И это главное отличие нынешних выборов. Десять лет назад появилось действительно массовое движение наблюдателей. Примерно пять лет назад российские НКО и политики научились собирать пожертвования в таком масштабе, чтобы на них выживали не отдельные организации, а более массовая прослойка. Два года назад прошли первые протесты против отказов в регистрации кандидатов, а не по факту фальсификаций на выборах. А сейчас начинает разрушаться монополия государства в медиасфере, перестает работать принуждение, размывается поддержка власти со стороны ранее лояльных групп, появляются новые политики взамен осужденных или эмигрировавших.

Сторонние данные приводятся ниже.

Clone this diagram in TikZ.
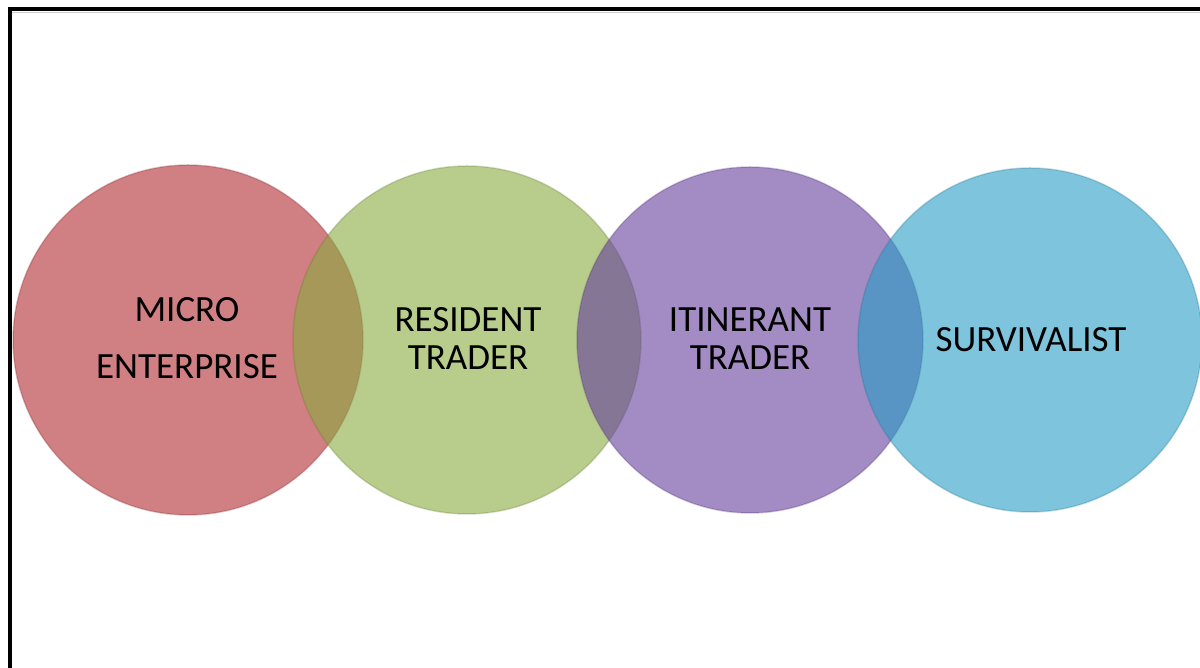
\documentclass[tikz,border=0pt]{standalone}
\usepackage{fontspec}
\setmainfont{Carlito}
\definecolor{cred}{RGB}{177,43,48}
\definecolor{cgreen}{RGB}{137,170,63}
\definecolor{cpurple}{RGB}{102,62,158}
\definecolor{cblue}{RGB}{40,157,197}
\begin{document}
\begin{tikzpicture}[x=1pt,y=1pt,
  bubble/.style={circle, inner sep=0pt, fill opacity=0.6, draw opacity=0.25, line width=1.5pt},
  lbl/.style={align=center, font=\fontsize{37}{38}\selectfont, text=black}]
\useasboundingbox (0,0) rectangle (1200,668);
\fill[white] (0,0) rectangle (1200,668);
% frame
\draw[gray!40, line width=1.5pt] (12,655.5) -- (1200,655.5);
\draw[black, line width=4pt] (1200,658.5) -- (10,658.5) -- (10,0);
% circles
\node[bubble, minimum size=350pt, fill=cred, draw=cred!70!black] (red) at (188,328) {};
\node[bubble, minimum size=348pt, fill=cgreen, draw=cgreen!70!black] (green) at (467,328) {};
\node[bubble, minimum size=346pt, fill=cpurple, draw=cpurple!70!black] (purple) at (750,328) {};
\node[bubble, minimum size=344pt, fill=cblue, draw=cblue!70!black] (blue) at (1030,328) {};
% labels
\node[lbl, font=\fontsize{37}{57}\selectfont] (t1) at (187,329.5) {MICRO\\ENTERPRISE};
\node[lbl] (t2) at (468,329) {RESIDENT\\TRADER};
\node[lbl] (t3) at (750,329) {ITINERANT\\TRADER};
\node[lbl] (t4) at (1031,328) {SURVIVALIST};
\end{tikzpicture}
\end{document}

Ужесточение репрессивного законодательства выглядит как попытка властей противостоять этой постепенно накатывающейся волне общественного недовольства. Уже нет ощущения триумфа режима, как было в 2014 году (стоит вспомнить насколько скучными были парламентские выборы 2016 года на этом фоне). Нет ощущения уверенности, которое позволяет передать на время престол, как было в 2008 году. Нынешняя ситуация выглядит скорее как глубокая оборона. И это относительно хорошие новости.
Плохие заключаются в том, что эти — далекие от совершенства — выборы могут оказаться последними. Очевидно, что власть намеревается к президентским выборам 2024 года распространить электронное голосование на всю страну. В этом случае проконтролировать их итоги не будет даже теоретической возможности.